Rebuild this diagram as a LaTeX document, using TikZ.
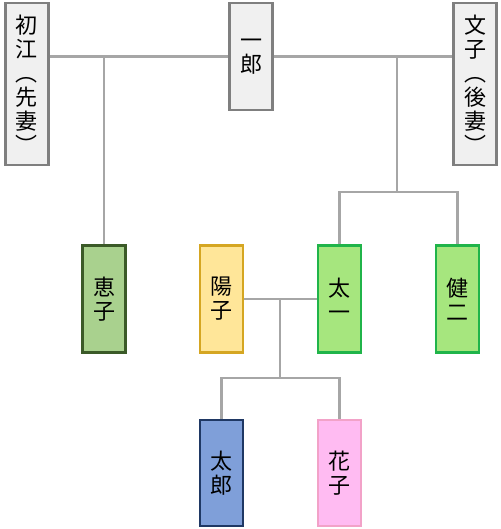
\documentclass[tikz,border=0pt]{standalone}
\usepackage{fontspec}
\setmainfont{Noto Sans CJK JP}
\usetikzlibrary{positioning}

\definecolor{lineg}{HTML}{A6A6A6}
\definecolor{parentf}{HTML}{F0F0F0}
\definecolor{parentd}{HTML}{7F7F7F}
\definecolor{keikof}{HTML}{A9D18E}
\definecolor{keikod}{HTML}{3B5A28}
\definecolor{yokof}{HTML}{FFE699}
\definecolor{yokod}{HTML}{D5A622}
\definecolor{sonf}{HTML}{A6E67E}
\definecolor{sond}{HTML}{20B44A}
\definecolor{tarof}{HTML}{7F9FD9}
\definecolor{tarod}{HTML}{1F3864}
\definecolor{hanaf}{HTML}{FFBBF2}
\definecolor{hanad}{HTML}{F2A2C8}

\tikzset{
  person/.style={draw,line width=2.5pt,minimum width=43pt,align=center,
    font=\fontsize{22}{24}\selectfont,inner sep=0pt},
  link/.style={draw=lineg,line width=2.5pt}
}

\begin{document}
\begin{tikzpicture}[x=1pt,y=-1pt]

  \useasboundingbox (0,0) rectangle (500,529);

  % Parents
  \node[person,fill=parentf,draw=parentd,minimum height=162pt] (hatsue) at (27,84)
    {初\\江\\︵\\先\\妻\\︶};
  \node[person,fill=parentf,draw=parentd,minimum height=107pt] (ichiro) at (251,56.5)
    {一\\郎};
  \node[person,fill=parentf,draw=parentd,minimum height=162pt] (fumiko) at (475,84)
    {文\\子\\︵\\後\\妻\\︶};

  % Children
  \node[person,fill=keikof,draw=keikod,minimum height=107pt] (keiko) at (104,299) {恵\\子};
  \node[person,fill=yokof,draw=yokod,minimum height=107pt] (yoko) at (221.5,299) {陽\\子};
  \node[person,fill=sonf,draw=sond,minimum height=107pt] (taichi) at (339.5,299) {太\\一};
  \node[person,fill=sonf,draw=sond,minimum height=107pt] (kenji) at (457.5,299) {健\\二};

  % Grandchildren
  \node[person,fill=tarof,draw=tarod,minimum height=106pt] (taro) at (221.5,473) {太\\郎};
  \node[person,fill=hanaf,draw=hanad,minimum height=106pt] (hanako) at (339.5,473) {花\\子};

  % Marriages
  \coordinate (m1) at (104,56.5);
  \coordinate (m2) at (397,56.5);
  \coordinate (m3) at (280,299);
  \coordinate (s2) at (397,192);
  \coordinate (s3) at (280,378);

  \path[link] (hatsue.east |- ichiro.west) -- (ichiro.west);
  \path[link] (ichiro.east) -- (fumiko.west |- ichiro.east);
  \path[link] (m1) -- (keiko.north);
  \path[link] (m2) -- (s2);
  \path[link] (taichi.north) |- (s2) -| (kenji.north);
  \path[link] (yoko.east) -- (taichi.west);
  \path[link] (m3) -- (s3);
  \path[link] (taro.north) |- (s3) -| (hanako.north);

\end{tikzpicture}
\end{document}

## CHALLENGE
Write out each line of the data exactly; the images should be left out.

## SOLUTION TO THE PROBLEM
Rebuild this diagram as a LaTeX document, using TikZ.
\documentclass[tikz,border=0pt]{standalone}
\usepackage{fontspec}
\setmainfont{Noto Sans CJK JP}
\usetikzlibrary{positioning}

\definecolor{lineg}{HTML}{A6A6A6}
\definecolor{parentf}{HTML}{F0F0F0}
\definecolor{parentd}{HTML}{7F7F7F}
\definecolor{keikof}{HTML}{A9D18E}
\definecolor{keikod}{HTML}{3B5A28}
\definecolor{yokof}{HTML}{FFE699}
\definecolor{yokod}{HTML}{D5A622}
\definecolor{sonf}{HTML}{A6E67E}
\definecolor{sond}{HTML}{20B44A}
\definecolor{tarof}{HTML}{7F9FD9}
\definecolor{tarod}{HTML}{1F3864}
\definecolor{hanaf}{HTML}{FFBBF2}
\definecolor{hanad}{HTML}{F2A2C8}

\tikzset{
  person/.style={draw,line width=2.5pt,minimum width=43pt,align=center,
    font=\fontsize{22}{24}\selectfont,inner sep=0pt},
  link/.style={draw=lineg,line width=2.5pt}
}

\begin{document}
\begin{tikzpicture}[x=1pt,y=-1pt]

  \useasboundingbox (0,0) rectangle (500,529);

  % Parents
  \node[person,fill=parentf,draw=parentd,minimum height=162pt] (hatsue) at (27,84)
    {初\\江\\︵\\先\\妻\\︶};
  \node[person,fill=parentf,draw=parentd,minimum height=107pt] (ichiro) at (251,56.5)
    {一\\郎};
  \node[person,fill=parentf,draw=parentd,minimum height=162pt] (fumiko) at (475,84)
    {文\\子\\︵\\後\\妻\\︶};

  % Children
  \node[person,fill=keikof,draw=keikod,minimum height=107pt] (keiko) at (104,299) {恵\\子};
  \node[person,fill=yokof,draw=yokod,minimum height=107pt] (yoko) at (221.5,299) {陽\\子};
  \node[person,fill=sonf,draw=sond,minimum height=107pt] (taichi) at (339.5,299) {太\\一};
  \node[person,fill=sonf,draw=sond,minimum height=107pt] (kenji) at (457.5,299) {健\\二};

  % Grandchildren
  \node[person,fill=tarof,draw=tarod,minimum height=106pt] (taro) at (221.5,473) {太\\郎};
  \node[person,fill=hanaf,draw=hanad,minimum height=106pt] (hanako) at (339.5,473) {花\\子};

  % Marriages
  \coordinate (m1) at (104,56.5);
  \coordinate (m2) at (397,56.5);
  \coordinate (m3) at (280,299);
  \coordinate (s2) at (397,192);
  \coordinate (s3) at (280,378);

  \path[link] (hatsue.east |- ichiro.west) -- (ichiro.west);
  \path[link] (ichiro.east) -- (fumiko.west |- ichiro.east);
  \path[link] (m1) -- (keiko.north);
  \path[link] (m2) -- (s2);
  \path[link] (taichi.north) |- (s2) -| (kenji.north);
  \path[link] (yoko.east) -- (taichi.west);
  \path[link] (m3) -- (s3);
  \path[link] (taro.north) |- (s3) -| (hanako.north);

\end{tikzpicture}
\end{document}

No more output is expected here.